The group of eight women decided to move their monthly meeting to the museum to watch the Art of Resilience video after reading about it in The Parkes Phoenix. They were all very impressed with the art talent among young people in the Parkes Shire saying it was wonderful that the students had such a great outlet for their artistic creations.
The video is currently being shown in the Wongalea School building at the museum. It was when someone asked if anyone had gone to school in the building, when the memory flood gates opened and the stories started flowing.
Vivienne Cunningham said her husband attended the Wongalea school and he told her how they used to hide out the back of the building and got into trouble for it. “They were probably out there smoking,” said someone with a naughty smile.

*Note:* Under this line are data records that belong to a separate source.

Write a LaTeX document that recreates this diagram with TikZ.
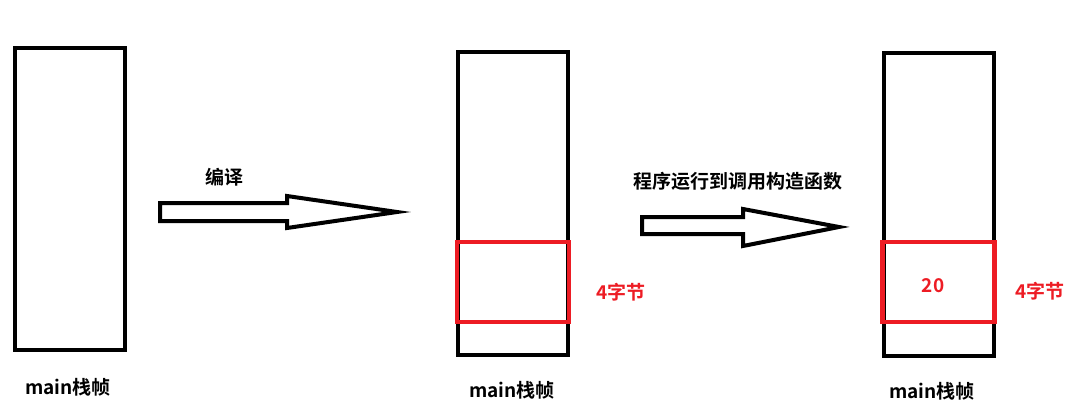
\documentclass[tikz,border=0pt]{standalone}
\usepackage{fontspec}
\newfontfamily\cjk{Noto Sans CJK SC}[BoldFont={* Bold}]
\definecolor{myred}{RGB}{237,28,36}
\tikzset{
  frame/.style={draw=black,line width=4pt,minimum width=110pt,minimum height=302pt,inner sep=0pt},
  slot/.style={draw=myred,line width=4.5pt,minimum width=112pt,minimum height=80pt,inner sep=0pt},
  lbl/.style={font=\cjk\bfseries\fontsize{19}{22}\selectfont,inner sep=0pt},
  redlbl/.style={lbl,text=myred},
  blockarrow/.style={draw=black,line width=4pt,line join=miter,fill=white}
}
\begin{document}
\begin{tikzpicture}[x=1pt,y=-1pt]
\useasboundingbox (0,0) rectangle (1076,412);
% frames
\node[frame] (f1) at (70,199) {};
\node[frame] (f2) at (512.5,203.5) {};
\node[frame] (f3) at (938.5,204.5) {};
% red slots
\node[slot] (s2) at (513,282) {};
\node[slot] (s3) at (938.5,282) {};
\node[redlbl] (v3) at (933,286) {20};
% labels
\node[lbl] (l1) at (68,387) {main栈帧};
\node[lbl] (l2) at (512,390) {main栈帧};
\node[lbl] (l3) at (932,391) {main栈帧};
\node[redlbl] (b2) at (621,292) {4字节};
\node[redlbl] (b3) at (1040,291) {4字节};
\node[lbl] (t1) at (224,177) {编译};
\node[lbl] (t2) at (738,181) {程序运行到调用构造函数};
% block arrows
\draw[blockarrow] (160,203) -- (287,203) -- (287,196) -- (397,212) -- (287,228) -- (287,221) -- (160,221) -- cycle;
\draw[blockarrow] (642,217) -- (743,217) -- (743,209) -- (839,227) -- (743,246) -- (743,234) -- (642,234) -- cycle;
\end{tikzpicture}
\end{document}
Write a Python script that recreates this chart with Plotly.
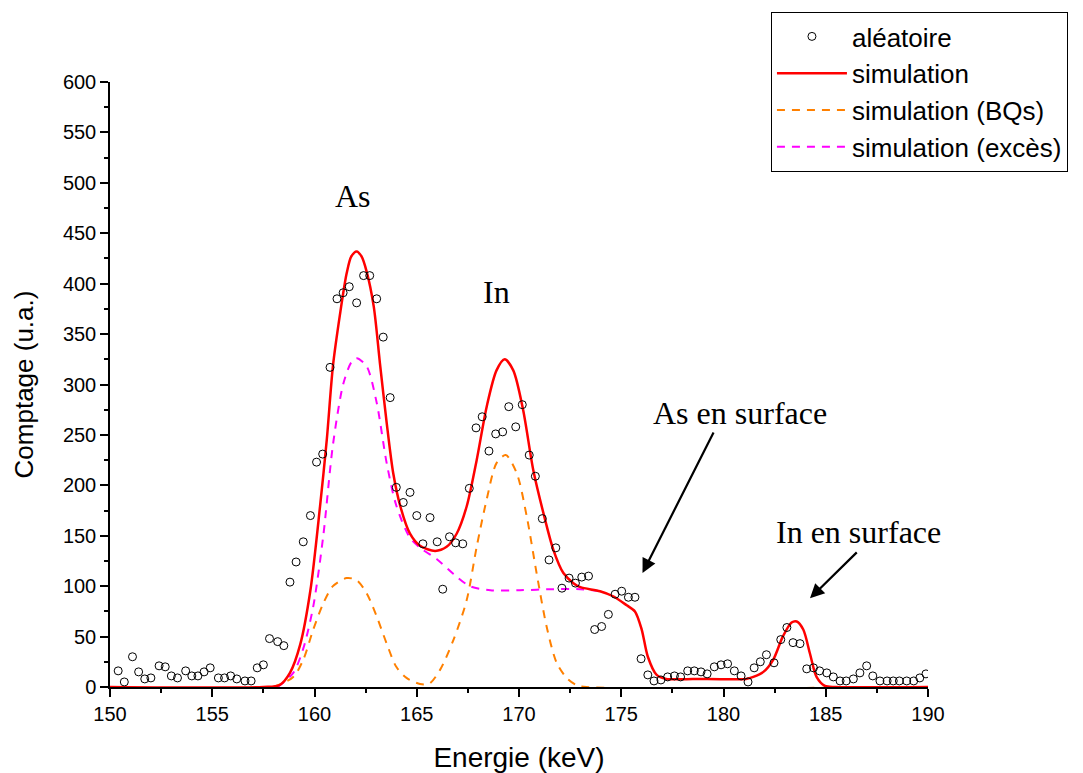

Vivienne started looking at the display of the other one teacher schools on the wall and got very excited when she found her alma mater, Deep Lead School which she attended up to 6th class. She called her older sister Loris White over and together they found some familiar faces on the photos.
“I have the best memories from that time,” said Vivienne, who is 87. “We loved playing games like Jack and tunnel ball. The tennis club was also very active. The school picnics were just wonderful – we always had raspberry drinks in big China cups.”
For Loris, who had turned 92 a few days before, the school concerts were a high-light. “I learned to play tennis at school too.” Living about 4.5 miles from the school, the Cheney sisters first went to school by horse and sulky, and later rode their bikes and eventually were taken in a Chrysler car.
Deep Lead School, about 8km west of Parkes, was open from 1888 to 1947. At the time of the Cheney sisters there were about 20 students in the school.